The median income for a household in the city was $24,678, and the median income for a family was $23,500. Males had a median income of $27,120 versus $17,500 for females. The per capita income for the city was $11,976. About 24.3% of families and 26.5% of the population were below the poverty line, including 34.7% of those under age 18 and 16.6% of those age 65 or over.
==Education==
Among residents 25 years of age and older in Piedmont, 36.1% possess a high school diploma or higher, 7.5% have a bachelor's degree, and 3.9% hold a post-graduate/professional degree as their highest educational attainment.

===Public schools===
The Clearwater R-I School District serves the educational needs of most of the city's residents and nearby throughout most of western Wayne County. According to the Missouri Department of Elementary & Secondary Education, there is one elementary school, one middle school and one senior high school in the district. During the 2008–2009 school year, there was a total of 1,110 students and 111 certified staff members enrolled in the Clearwater R-I School District. The school colors are orange and black and its mascot is the tiger.
- Clearwater Elementary School (PK-4)
- Clearwater Middle School (5-8)
- Clearwater High School (9-12)

===Private schools===
- Victory Baptist Academy (PK-12)

===Library===
Piedmont has a lending library, the Piedmont Public Library.

==Government==

===City/local===
The City of Piedmont is governed by Mayor William H. "Bill" Kirkpatrick and a four-member city council. Meetings are held on the second Tuesday of each month at 6:00 p.m. Central Standard Time (CST) at Piedmont City Hall, 115 W. Green Street.

===State===
Piedmont is a part of Missouri's 144th Legislative District and at one point was represented by Chris Dinkins (R-Annapolis, Missouri). In the Missouri Senate, State Senator Wayne Wallingford (R-Cape Girardeau, Missouri) represents Piedmont as part of Missouri's 27th Senatorial District.

===Federal===
Piedmont is included in Missouri's 8th congressional district and is currently represented in the U.S. House of Representatives by Jason T. Smith (R-Salem, Missouri).

==Arts and culture==
Piedmont is known for its two nearby drive-in theaters, the Pine Hill Drive-In and the 21 Drive-In near Van Buren. Piedmont culture flourishes, with the hydrants, murals and windows painted around many corners.
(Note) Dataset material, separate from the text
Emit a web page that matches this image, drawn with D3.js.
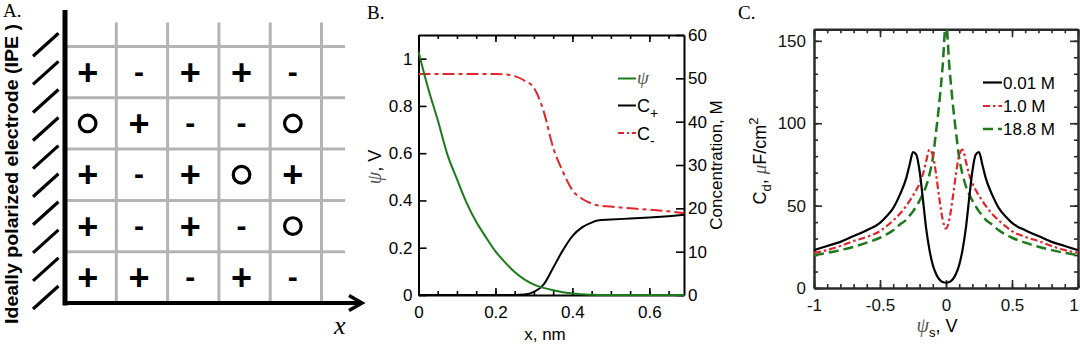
<!DOCTYPE html>
<html><head><meta charset="utf-8">
<script src="https://cdn.jsdelivr.net/npm/d3@7"></script>
<style>
body{margin:0;background:#fff;}
svg{display:block;}
</style></head><body>
<svg id="chart" width="1080" height="345"></svg>
<script>
// ---------------- DATA ----------------
// Panel A: lattice occupancy (rows top -> bottom)
const latticeRows = [
  ["+","-","+","+","-"],
  ["O","+","-","-","O"],
  ["+","-","+","O","+"],
  ["+","-","+","-","O"],
  ["+","+","-","+","-"]
];
const hatchIndex = [0,1,2,3,4,5,6,7,8,9];
const electrodeLabel = "Ideally polarized electrode (IPE )";

// Panel B
const bX      = [0,0.025,0.05,0.075,0.1,0.125,0.15,0.175,0.2,0.225,0.25,0.275,0.3,0.325,0.35,0.375,0.4,0.425,0.45,0.465,0.5,0.55,0.6,0.65,0.69];
const bPsi    = [1.03,0.875,0.74,0.595,0.49,0.39,0.31,0.245,0.185,0.138,0.097,0.066,0.044,0.03,0.02,0.012,0.006,0.003,0.001,0,0,0,0,0,0];
const bCplus  = [0,0,0,0,0,0,0,0,0,0,0,0.1,0.7,2.4,6.3,10.3,13.6,15.6,16.7,17.2,17.4,17.65,17.9,18.2,18.5];
const bCminus = [51,51,51,51,51,51,51,51,51,50.9,50.5,49.5,47.8,42.5,34,28.5,24.2,22.2,21.1,20.7,20.4,20.0,19.7,19.3,18.9];
const bXTicks = [0,0.2,0.4,0.6];
const bYTicks = [0,0.2,0.4,0.6,0.8,1];
const bY2Ticks = [0,10,20,30,40,50,60];

// Panel C
const cX = [-1,-0.9,-0.8,-0.7,-0.6,-0.5,-0.45,-0.4,-0.35,-0.3,-0.275,-0.25,-0.225,-0.2,-0.175,-0.15,-0.125,-0.1,-0.075,-0.05,-0.025,
            0,
            0.025,0.05,0.075,0.1,0.125,0.15,0.175,0.2,0.225,0.25,0.275,0.3,0.35,0.4,0.45,0.5,0.6,0.7,0.8,0.9,1];
const c001 = [23,25.5,28,31.5,35,39.5,43.5,48.5,56.5,67,75,82.5,81,71,54,36,23,14,8.5,5.2,3.6,
              3.2,
              3.6,5.2,8.5,14,23,36,54,71,81,82.5,75,67,56.5,48.5,43.5,39.5,35,31.5,28,25.5,23];
const c10  = [21.3,23,25.5,28.5,31,34.5,37.5,41,45,50,53,56,59.5,63.5,69,77,84,80.5,69,54,41.5,
              36,
              41.5,54,69,80.5,84,77,69,63.5,59.5,56,53,50,45,41,37.5,34.5,31,28.5,25.5,23,21.3];
const c188 = [20,21.3,23,25,27.5,30.5,32.5,35,38.5,41.5,44,46.5,49.5,53,57,62,69,79,95,113,135,
              162,
              135,113,95,79,69,62,57,53,49.5,46.5,44,41.5,38.5,35,32.5,30.5,27.5,25,23,21.3,20];
const cXTicks = [-1,-0.5,0,0.5,1];
const cYTicks = [0,50,100,150];
const cLegend = ["0.01 M","1.0 M","18.8 M"];

// ---------------- STYLE ----------------
const SANS = "'Liberation Sans', Arial, Helvetica, sans-serif";
const SERIF = "'Liberation Serif', 'Times New Roman', serif";
const GREEN = "#1c7a1c", RED = "#e0262b", GRID = "#b4b4b4";

const svg = d3.select("#chart");

// panel letters
[["A.",3,17],["B.",367,19],["C.",738,19]].forEach(([t,x,y]) =>
  svg.append("text").attr("x",x).attr("y",y).attr("font-family",SERIF).attr("font-size",19).text(t));

// ================= PANEL A =================
const gA = svg.append("g");
const aX = d3.scaleLinear().domain([0,5]).range([65,321.5]);
const aY = d3.scaleLinear().domain([0,5]).range([303,46.5]);

gA.selectAll("line.v").data([1,2,3,4,5]).join("line")
  .attr("x1",d=>aX(d)).attr("x2",d=>aX(d)).attr("y1",aY(5.47)).attr("y2",aY(0))
  .attr("stroke",GRID).attr("stroke-width",3);
gA.selectAll("line.h").data([1,2,3,4,5]).join("line")
  .attr("y1",d=>aY(d)).attr("y2",d=>aY(d)).attr("x1",aX(0)).attr("x2",aX(5.46))
  .attr("stroke",GRID).attr("stroke-width",3);

gA.append("line").attr("x1",aX(0)).attr("x2",aX(0)).attr("y1",10).attr("y2",aY(0)+2.5)
  .attr("stroke","#000").attr("stroke-width",5);
gA.append("line").attr("x1",aX(0)-2).attr("x2",362).attr("y1",aY(0)).attr("y2",aY(0))
  .attr("stroke","#000").attr("stroke-width",4);
gA.append("path").attr("d",`M349,295.5 L362,${aY(0)} L349,310.5`).attr("fill","none")
  .attr("stroke","#000").attr("stroke-width",3.5).attr("stroke-linejoin","miter");

const hY = d3.scaleLinear().domain([0,9]).range([33.3,286]);
gA.selectAll("line.hatch").data(hatchIndex).join("line")
  .attr("x1",33).attr("y1",d=>hY(d)+23).attr("x2",58.5).attr("y2",d=>hY(d))
  .attr("stroke","#000").attr("stroke-width",3.2);

gA.append("text").attr("transform","translate(18,174) rotate(-90)")
  .attr("text-anchor","middle").attr("font-family",SANS).attr("font-weight","bold")
  .attr("font-size",18).attr("textLength",300).attr("lengthAdjust","spacingAndGlyphs")
  .text(electrodeLabel);

gA.append("text").attr("x",334).attr("y",334).attr("font-family",SERIF)
  .attr("font-style","italic").attr("font-size",26).text("x");

const cells = [];
latticeRows.forEach((row,r)=>row.forEach((s,c)=>cells.push({r,c,s})));
cells.forEach(d=>{
  const cx0 = aX(d.c+0.5)-3, cy0 = aY(4-d.r+0.5);
  if (d.s==="O") {
    gA.append("circle").attr("cx",cx0).attr("cy",cy0).attr("r",8.3)
      .attr("fill","none").attr("stroke","#000").attr("stroke-width",3.2);
  } else if (d.s==="+") {
    gA.append("text").attr("x",cx0).attr("y",cy0).attr("text-anchor","middle")
      .attr("dominant-baseline","central").attr("font-family",SANS)
      .attr("font-weight",600).attr("font-size",36).text(d.s);
  } else {
    gA.append("text").attr("x",cx0).attr("y",cy0-1).attr("text-anchor","middle")
      .attr("dominant-baseline","central").attr("font-family",SANS)
      .attr("font-weight","bold").attr("font-size",30).text(d.s);
  }
});

// ================= PANEL B =================
const gB = svg.append("g");
const bx = d3.scaleLinear().domain([0,0.69]).range([418.5,684]);
const byL = d3.scaleLinear().domain([0,1.1]).range([295,35]);
const byR = d3.scaleLinear().domain([0,60]).range([295,35]);
const bMinorX = d3.range(0,0.69,0.05);

function styleAxis(g, fs){
  g.attr("font-family",SANS).attr("font-size",fs);
  g.selectAll("path.domain").attr("stroke","#000").attr("stroke-width",2);
  g.selectAll(".tick line").attr("stroke","#000").attr("stroke-width",1.6);
  g.selectAll(".tick text").attr("fill","#000");
}
const fmtB = d=> d3.format("~g")(d);

gB.append("g").attr("transform","translate(0,295)")
  .call(d3.axisBottom(bx).tickValues(bMinorX).tickSize(-4).tickFormat(""))
  .call(g=>g.select(".domain").remove()).call(g=>styleAxis(g,17));
gB.append("g").attr("transform","translate(0,35)")
  .call(d3.axisTop(bx).tickValues(bMinorX).tickSize(-4).tickFormat(""))
  .call(g=>g.select(".domain").remove()).call(g=>styleAxis(g,17));
gB.append("g").attr("transform","translate(0,295)")
  .call(d3.axisBottom(bx).tickValues(bXTicks).tickSizeInner(-7).tickSizeOuter(0).tickPadding(11).tickFormat(fmtB))
  .call(g=>styleAxis(g,17));
gB.append("g").attr("transform","translate(0,35)")
  .call(d3.axisTop(bx).tickValues(bXTicks).tickSizeInner(-7).tickSizeOuter(0).tickFormat(""))
  .call(g=>styleAxis(g,17));
gB.append("g").attr("transform","translate(418.5,0)")
  .call(d3.axisLeft(byL).tickValues(bYTicks).tickSizeInner(-8).tickSizeOuter(0).tickPadding(6).tickFormat(fmtB))
  .call(g=>styleAxis(g,17));
gB.append("g").attr("transform","translate(684,0)")
  .call(d3.axisRight(byR).tickValues(bY2Ticks).tickSizeInner(-8).tickSizeOuter(0).tickPadding(4))
  .call(g=>styleAxis(g,17));

const lineB = (yScale, vals) => d3.line().x((d,i)=>bx(bX[i])).y(d=>yScale(d)).curve(d3.curveMonotoneX)(vals);
gB.append("path").attr("d",lineB(byR,bCminus)).attr("fill","none").attr("stroke",RED)
  .attr("stroke-width",2).attr("stroke-dasharray","12,4,4,4");
gB.append("path").attr("d",lineB(byR,bCplus)).attr("fill","none").attr("stroke","#000").attr("stroke-width",2);
gB.append("path").attr("d",lineB(byL,bPsi)).attr("fill","none").attr("stroke",GREEN).attr("stroke-width",2);

gB.append("text").attr("transform","translate(381,167) rotate(-90)").attr("text-anchor","middle")
  .attr("font-family",SANS).attr("font-size",18)
  .call(t=>{t.append("tspan").attr("font-family",SERIF).attr("font-style","italic").attr("fill","#555").attr("font-size",20).text("ψ");
            t.append("tspan").text(", V");});
gB.append("text").attr("transform","translate(722,165) rotate(-90)").attr("text-anchor","middle")
  .attr("font-family",SANS).attr("font-size",17).text("Concentration, M");
gB.append("text").attr("x",545).attr("y",340).attr("text-anchor","middle")
  .attr("font-family",SANS).attr("font-size",17).text("x, nm");

const legB = [
  {y:78.5, color:GREEN, dash:null},
  {y:105.5, color:"#000", dash:null},
  {y:133, color:RED, dash:"6,3,2,3"}
];
legB.forEach(d=>gB.append("line").attr("x1",618).attr("x2",636).attr("y1",d.y).attr("y2",d.y)
  .attr("stroke",d.color).attr("stroke-width",2).attr("stroke-dasharray",d.dash));
gB.append("text").attr("x",637).attr("y",84).attr("font-family",SERIF).attr("font-style","italic")
  .attr("font-size",19).attr("fill","#555").text("ψ");
gB.append("text").attr("x",637).attr("y",112).attr("font-family",SANS).attr("font-size",18)
  .call(t=>{t.append("tspan").text("C"); t.append("tspan").attr("dy",6).attr("font-size",14).text("+");});
gB.append("text").attr("x",637).attr("y",140).attr("font-family",SANS).attr("font-size",18)
  .call(t=>{t.append("tspan").text("C"); t.append("tspan").attr("dy",6).attr("font-size",14).text("-");});

// ================= PANEL C =================
const gC = svg.append("g");
const cx = d3.scaleLinear().domain([-1,1]).range([814,1078]);
const cy = d3.scaleLinear().domain([0,157]).range([288,29.3]);
const cMinorX = d3.range(-1,1.0001,0.1);
const cMinorY = d3.range(0,157,10);
const fmtC = d=>String(d);
function styleC(g){
  g.attr("font-family",SANS).attr("font-size",17);
  g.selectAll("path.domain").attr("stroke","#2a2a2a").attr("stroke-width",2.5);
  g.selectAll(".tick line").attr("stroke","#2a2a2a").attr("stroke-width",1.6);
  g.selectAll(".tick text").attr("fill","#111");
}
gC.append("g").attr("transform","translate(0,288)")
  .call(d3.axisBottom(cx).tickValues(cMinorX).tickSize(-4).tickFormat("")).call(g=>g.select(".domain").remove()).call(styleC);
gC.append("g").attr("transform","translate(0,29.3)")
  .call(d3.axisTop(cx).tickValues(cMinorX).tickSize(-4).tickFormat("")).call(g=>g.select(".domain").remove()).call(styleC);
gC.append("g").attr("transform","translate(814,0)")
  .call(d3.axisLeft(cy).tickValues(cMinorY).tickSize(-4).tickFormat("")).call(g=>g.select(".domain").remove()).call(styleC);
gC.append("g").attr("transform","translate(1078,0)")
  .call(d3.axisRight(cy).tickValues(cMinorY).tickSize(-4).tickFormat("")).call(g=>g.select(".domain").remove()).call(styleC);
gC.append("g").attr("transform","translate(0,288)")
  .call(d3.axisBottom(cx).tickValues(cXTicks).tickSizeInner(-8).tickSizeOuter(0).tickPadding(11).tickFormat(fmtC))
  .call(styleC)
  .call(g=>g.selectAll(".tick text").filter(d=>d===1).attr("dx",-4.5));
gC.append("g").attr("transform","translate(0,29.3)")
  .call(d3.axisTop(cx).tickValues(cXTicks).tickSizeInner(-8).tickSizeOuter(0).tickFormat("")).call(styleC);
gC.append("g").attr("transform","translate(814,0)")
  .call(d3.axisLeft(cy).tickValues(cYTicks).tickSizeInner(-8).tickSizeOuter(0).tickPadding(8).tickFormat(fmtC)).call(styleC);
gC.append("g").attr("transform","translate(1078,0)")
  .call(d3.axisRight(cy).tickValues(cYTicks).tickSizeInner(-8).tickSizeOuter(0).tickFormat("")).call(styleC);

svg.append("clipPath").attr("id","clipC").append("rect")
  .attr("x",814).attr("y",29.3).attr("width",264).attr("height",288-29.3);
const lineC = vals => d3.line().x((d,i)=>cx(cX[i])).y(d=>cy(d)).curve(d3.curveMonotoneX)(vals);
const seriesC = [
  {vals:c188, color:GREEN, dash:"10,5", w:2.5},
  {vals:c10,  color:RED,   dash:"7,3,2.5,3", w:2.2},
  {vals:c001, color:"#000",dash:null, w:2.2}
];
seriesC.forEach(s=>gC.append("path").attr("clip-path","url(#clipC)").attr("d",lineC(s.vals))
  .attr("fill","none").attr("stroke",s.color).attr("stroke-width",s.w).attr("stroke-dasharray",s.dash));

const legYs = [82.5,106,129];
const legSeries = [seriesC[2],seriesC[1],seriesC[0]];
cLegend.forEach((lab,i)=>{
  const s = legSeries[i];
  gC.append("line").attr("x1",983).attr("x2",1002).attr("y1",legYs[i]).attr("y2",legYs[i])
    .attr("stroke",s.color).attr("stroke-width",s.w).attr("stroke-dasharray",s.dash);
  gC.append("text").attr("x",1003).attr("y",legYs[i]+6).attr("font-family",SANS).attr("font-size",17).text(lab);
});

gC.append("text").attr("transform","translate(766,161) rotate(-90)").attr("text-anchor","middle")
  .attr("font-family",SANS).attr("font-size",18)
  .call(t=>{t.append("tspan").text("C");
            t.append("tspan").attr("dy",5).attr("font-size",13).text("d");
            t.append("tspan").attr("dy",-5).text(", ");
            t.append("tspan").attr("font-family",SERIF).attr("font-style","italic").attr("fill","#555").attr("font-size",19).text("μ");
            t.append("tspan").text("F/cm");
            t.append("tspan").attr("dy",-8).attr("font-size",13).text("2");});
gC.append("text").attr("x",937).attr("y",332).attr("text-anchor","middle")
  .attr("font-family",SANS).attr("font-size",18)
  .call(t=>{t.append("tspan").attr("font-family",SERIF).attr("font-style","italic").attr("fill","#555").attr("font-size",20).text("ψ");
            t.append("tspan").attr("dy",5).attr("font-size",13).text("s");
            t.append("tspan").attr("dy",-5).text(", V");});
</script>
</body></html>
The Ozark Heritage festival hosts many local Musicians and Artisans from all around. Since 1977, Piedmont has hosted an Ozark Heritage Fall Festival annually in mid-October, which showcases local Musicians, as well as traditional Ozark culture and handicrafts, and is one of the highest attended in the surrounding region with tens of hundreds flocking for a single October weekend.

Between February and April 1973, residents of Piedmont and the surrounding area witnessed unexplained activity in the sky. Several hundred calls were made to local police, sheriffs and newspapers. The incidents made local headlines and eventually national news outlets began reporting the sightings. Today, the city of Piedmont celebrates this designation every April with its annual UFO Festival and space themed decorum wherever you look. Each year brings new permanent installments, such as a UFO park, the giant UFO above The Chow Hall restaurant, a massive Alien Cheers murals from Diamond Jim's Pub, and several psychedelic apocalyptic murals at the local dispensary chain The Grateful Headz.

In August 2023, to mark the 50th anniversary of alleged unidentified flying object (UFO) sightings in Piedmont, the Missouri General Assembly passed SB139 designating Piedmont and Wayne County as the UFO Capitals of Missouri.

==Notable person==
- Robert Banks, award-winning chemist and co-inventor of "crystalline polypropylene" and high-density polyethylene (HDPE).